While the researchers in this research group emphasize the importance of interfaith encounters in terms of a reciprocal encounter between equals who orient around religion differently, they also question if “the conditions under which the assumedly equal dialogue takes place, and the positions of the self and the other (asymmetrically) constructed in such encounters, are … insufficiently problematized” (Riitaoja & Dervin 2014, 77-78). This lack of problematization could result in the perpetuation of inequality. Unless interreligious initiatives are inspired by a strife for justice, their transformative potential may be diminished and the allegedly safe space may turn into a fake space.

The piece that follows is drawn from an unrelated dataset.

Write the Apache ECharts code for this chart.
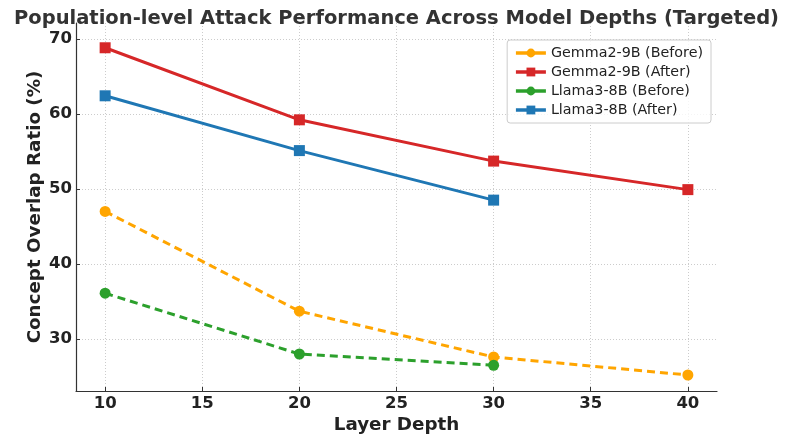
<!DOCTYPE html>
<html><head><meta charset="utf-8">
<script src="https://cdn.jsdelivr.net/npm/echarts@6/dist/echarts.min.js"></script>
<style>html,body{margin:0;padding:0;background:#fff}#c{width:793px;height:444px}</style>
</head><body><div id="c"></div>
<script>
const layers = [10, 20, 30, 40];
const gemmaBefore = [47.0, 33.7, 27.6, 25.2];
const gemmaAfter = [68.8, 59.2, 53.7, 49.9];
const llamaBefore = [36.1, 28.0, 26.5];
const llamaAfter = [62.4, 55.1, 48.5];
const xTicks = [10, 15, 20, 25, 30, 35, 40];
const yTicks = [30, 40, 50, 60, 70];
const names = ['Gemma2-9B (Before)', 'Gemma2-9B (After)', 'Llama3-8B (Before)', 'Llama3-8B (After)'];

const font = 'DejaVu Sans';
function pairs(vals){ return vals.map((v,i)=>[layers[i], v]); }
function mk(name, vals, color, dashed, symbol){
  return {
    name, type:'line', data: pairs(vals), color,
    symbol, symbolSize: 11,
    lineStyle:{width:3, color, type: dashed?[8,5]:'solid'},
    itemStyle:{color},
    emphasis:{disabled:true}, z: 3
  };
}
const chart = echarts.init(document.getElementById('c'), null, {renderer:'canvas'});
chart.setOption({
  animation:false,
  backgroundColor:'#fff',
  title:{text:'Population-level Attack Performance Across Model Depths (Targeted)', left:'center', top:4,
    textStyle:{fontFamily:font, fontWeight:'bold', fontSize:19.5, color:'#333'}},
  grid:{left:76, right:76, top:23, bottom:53},
  legend:{
    orient:'vertical', right:82, top:40, itemWidth:30, itemHeight:11, itemGap:5,
    backgroundColor:'rgba(255,255,255,0.8)', borderColor:'#ccc', borderWidth:1, borderRadius:3,
    padding:[6,8,6,7],
    lineStyle:{type:'solid', width:3.5},
    textStyle:{fontFamily:font, fontSize:14.3, color:'#222'},
    data: names
  },
  xAxis:{
    type:'value', min:8.5, max:41.5,
    name:'Layer Depth', nameLocation:'middle', nameGap:25, nameMoveOverlap:false,
    nameTextStyle:{fontFamily:font, fontWeight:'bold', fontSize:18.3, color:'#222'},
    axisLine:{show:true, lineStyle:{color:'#333', width:1.2}},
    axisTick:{show:true, inside:true, length:4, customValues:xTicks, lineStyle:{color:'#333'}},
    axisLabel:{customValues:xTicks, fontFamily:font, fontWeight:'bold', fontSize:16.5, color:'#222', margin:4},
    splitLine:{show:true, lineStyle:{color:'#ccc', type:[1,2], width:1}}
  },
  yAxis:{
    type:'value', min:23.07, max:72.1,
    name:'Concept Overlap Ratio (%)', nameLocation:'middle', nameGap:32, nameMoveOverlap:false,
    nameTextStyle:{fontFamily:font, fontWeight:'bold', fontSize:18.3, color:'#222'},
    axisLine:{show:true, lineStyle:{color:'#333', width:1.2}},
    axisTick:{show:true, inside:true, length:4, customValues:yTicks, lineStyle:{color:'#333'}},
    axisLabel:{customValues:yTicks, fontFamily:font, fontWeight:'bold', fontSize:16.5, color:'#222', margin:4},
    splitLine:{show:true, lineStyle:{color:'#ccc', type:[1,2], width:1}}
  },
  series:[
    mk(names[0], gemmaBefore, '#FFA500', true, 'circle'),
    mk(names[1], gemmaAfter, '#D62728', false, 'rect'),
    mk(names[2], llamaBefore, '#2CA02C', true, 'circle'),
    mk(names[3], llamaAfter, '#1F77B4', false, 'rect')
  ]
});
</script></body></html>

To enhance the transformative potential of interreligious encounters, we seek to surface, explore, and question some of the normative assumptions about religion (what it is and should be), dialogue and diversity that are deeply ingrained in the sociopolitical imagination of Western liberal democracies and how these normative assumptions privilege some while they disadvantage others. We seek to deconstruct the common sense discourses about good/bad religion, the (return of the) problem of religion, migration and pluralization analyse how these discourses to this day are implicated in the production of unequal power relations (Fitzgerald 2015, 303).